Before jumping to other conclusions, though, including what some of you might be thinking right now (that Google made a big mistake with Android and should cut the project short sooner rather than later), we should talk a bit about the source of these figures. Why is that? Because it might be an indication that the number is far off from a real, official, and credible source.

As some of you might know, Oracle has recently filed a patent and copyright infringement trial against Google. The trial, scheduled to start last October, will, in fact, see a first court hearing on April 16, 2012 at the US District Court for the Northern District of California.

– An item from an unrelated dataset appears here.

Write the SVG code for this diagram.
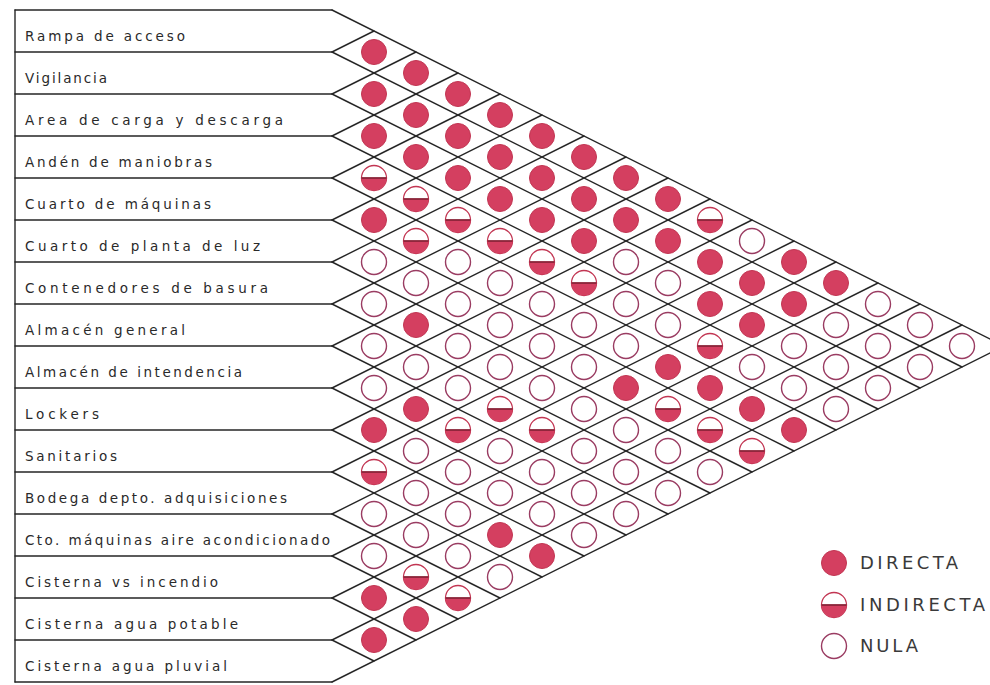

Oracle’s allegations initially referred to five Java-related patents that were supposedly infringed by Google, but, according to some sources, three patents will be dismissed by the Court or withdrawn by Oracle’s legal team.

The two withstanding accusations have, however, at least some chances to harm Google, whose legal department has decided to offer Oracle a settlement offer. The offer is based on Google’s total revenues generated by Android devices, which The Guardian estimated (based on the settlement offered by Google) at $550 million.


However, as revenue figures from such a long period can be easily manipulated, concealed, or modified, it’s pretty hard to believe that the guys at Google are just going to let everybody know about their real earnings, and give Oracle a shot at leaving the table with a big pile of money.

It’s far more comfortable to play the role of a victim, to minimize the accrued earnings, and to cheat Oracle of what they could get out of the trials, isn’t it? Well, it’s practically impossible to know for sure if Google is playing it fair or not about this settlement offer, so for the time being we can only speculate.

On the other hand, I think that one thing is clear, nevertheless. If Oracle really has a strong case against Google and they think for just one second that those revenues are phony, we will be seeing a very interesting and potentially bitter legal battle over the next year. Or, at least, taken to the point where Google changes its initial statement and declares other figures as “official” earnings.